• _GIVEN PROBLEM_: Print the listing as it stands, omitting all images.

** BEGIN **

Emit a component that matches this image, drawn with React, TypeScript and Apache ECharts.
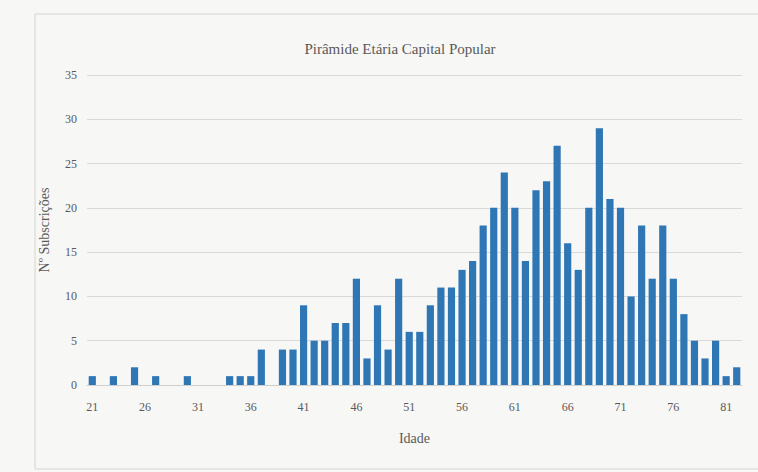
import React, { useEffect, useRef } from "react";
import * as echarts from "echarts";

const ages: string[] = [];
for (let a = 21; a <= 82; a++) ages.push(String(a));

const subscricoes: number[] = [
  1, 0, 1, 0, 2, 0, 1, 0, 0, 1, // 21-30
  0, 0, 0, 1, 1, 1, 4, 0, 4, 4, // 31-40
  9, 5, 5, 7, 7, 12, 3, 9, 4, 12, // 41-50
  6, 6, 9, 11, 11, 13, 14, 18, 20, 24, // 51-60
  20, 14, 22, 23, 27, 16, 13, 20, 29, 21, // 61-70
  20, 10, 18, 12, 18, 12, 8, 5, 3, 5, // 71-80
  1, 2, // 81-82
];

const titleText = "Pirâmide Etária Capital Popular";
const yAxisTitle = "Nº Subscrições";
const xAxisTitle = "Idade";

const FONT = "'Liberation Serif', 'DejaVu Serif', serif";
const GRAY = "#595959";

export default function App() {
  const ref = useRef<HTMLDivElement>(null);
  useEffect(() => {
    if (!ref.current) return;
    const chart = echarts.init(ref.current, undefined, { renderer: "svg" });
    chart.setOption({
      animation: false,
      backgroundColor: "#f7f7f5",
      graphic: [
        {
          type: "rect",
          shape: { x: 35, y: 14, width: 740, height: 455 },
          style: { fill: "none", stroke: "#d4d4d4", lineWidth: 1 },
          silent: true,
        },
        {
          type: "text",
          x: 400,
          y: 49,
          style: {
            text: titleText,
            textAlign: "center",
            textVerticalAlign: "middle",
            fontFamily: FONT,
            fontSize: 15,
            fill: GRAY,
          },
          silent: true,
        },
      ],
      grid: { left: 87, right: 16, top: 75, bottom: 87 },
      xAxis: {
        type: "category",
        data: ages,
        name: xAxisTitle,
        nameLocation: "middle",
        nameGap: 46,
        nameTextStyle: { fontFamily: FONT, fontSize: 14, color: GRAY },
        axisTick: { show: false },
        axisLine: { lineStyle: { color: "#cfcfcf" } },
        axisLabel: { interval: 4, fontFamily: FONT, fontSize: 12, color: GRAY, margin: 16 },
      },
      yAxis: {
        type: "value",
        min: 0,
        max: 35,
        interval: 5,
        name: yAxisTitle,
        nameLocation: "middle",
        nameGap: 36,
        nameRotate: 90,
        nameTextStyle: { fontFamily: FONT, fontSize: 14, color: GRAY },
        axisLine: { show: false },
        axisTick: { show: false },
        axisLabel: { fontFamily: FONT, fontSize: 12, color: GRAY, margin: 10 },
        splitLine: { lineStyle: { color: "#d9d9d9" } },
      },
      series: [
        {
          type: "bar",
          data: subscricoes,
          barCategoryGap: "32%",
          itemStyle: { color: "#2f76b5" },
        },
      ],
    });
    return () => chart.dispose();
  }, []);
  return (
    <div
      ref={ref}
      style={{ position: "absolute", left: 0, top: 0, width: 758, height: 472 }}
    />
  );
}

** END **

• _FINISHED TASK_:
Emit a component that matches this image, drawn with React, TypeScript and Apache ECharts.
import React, { useEffect, useRef } from "react";
import * as echarts from "echarts";

const ages: string[] = [];
for (let a = 21; a <= 82; a++) ages.push(String(a));

const subscricoes: number[] = [
  1, 0, 1, 0, 2, 0, 1, 0, 0, 1, // 21-30
  0, 0, 0, 1, 1, 1, 4, 0, 4, 4, // 31-40
  9, 5, 5, 7, 7, 12, 3, 9, 4, 12, // 41-50
  6, 6, 9, 11, 11, 13, 14, 18, 20, 24, // 51-60
  20, 14, 22, 23, 27, 16, 13, 20, 29, 21, // 61-70
  20, 10, 18, 12, 18, 12, 8, 5, 3, 5, // 71-80
  1, 2, // 81-82
];

const titleText = "Pirâmide Etária Capital Popular";
const yAxisTitle = "Nº Subscrições";
const xAxisTitle = "Idade";

const FONT = "'Liberation Serif', 'DejaVu Serif', serif";
const GRAY = "#595959";

export default function App() {
  const ref = useRef<HTMLDivElement>(null);
  useEffect(() => {
    if (!ref.current) return;
    const chart = echarts.init(ref.current, undefined, { renderer: "svg" });
    chart.setOption({
      animation: false,
      backgroundColor: "#f7f7f5",
      graphic: [
        {
          type: "rect",
          shape: { x: 35, y: 14, width: 740, height: 455 },
          style: { fill: "none", stroke: "#d4d4d4", lineWidth: 1 },
          silent: true,
        },
        {
          type: "text",
          x: 400,
          y: 49,
          style: {
            text: titleText,
            textAlign: "center",
            textVerticalAlign: "middle",
            fontFamily: FONT,
            fontSize: 15,
            fill: GRAY,
          },
          silent: true,
        },
      ],
      grid: { left: 87, right: 16, top: 75, bottom: 87 },
      xAxis: {
        type: "category",
        data: ages,
        name: xAxisTitle,
        nameLocation: "middle",
        nameGap: 46,
        nameTextStyle: { fontFamily: FONT, fontSize: 14, color: GRAY },
        axisTick: { show: false },
        axisLine: { lineStyle: { color: "#cfcfcf" } },
        axisLabel: { interval: 4, fontFamily: FONT, fontSize: 12, color: GRAY, margin: 16 },
      },
      yAxis: {
        type: "value",
        min: 0,
        max: 35,
        interval: 5,
        name: yAxisTitle,
        nameLocation: "middle",
        nameGap: 36,
        nameRotate: 90,
        nameTextStyle: { fontFamily: FONT, fontSize: 14, color: GRAY },
        axisLine: { show: false },
        axisTick: { show: false },
        axisLabel: { fontFamily: FONT, fontSize: 12, color: GRAY, margin: 10 },
        splitLine: { lineStyle: { color: "#d9d9d9" } },
      },
      series: [
        {
          type: "bar",
          data: subscricoes,
          barCategoryGap: "32%",
          itemStyle: { color: "#2f76b5" },
        },
      ],
    });
    return () => chart.dispose();
  }, []);
  return (
    <div
      ref={ref}
      style={{ position: "absolute", left: 0, top: 0, width: 758, height: 472 }}
    />
  );
}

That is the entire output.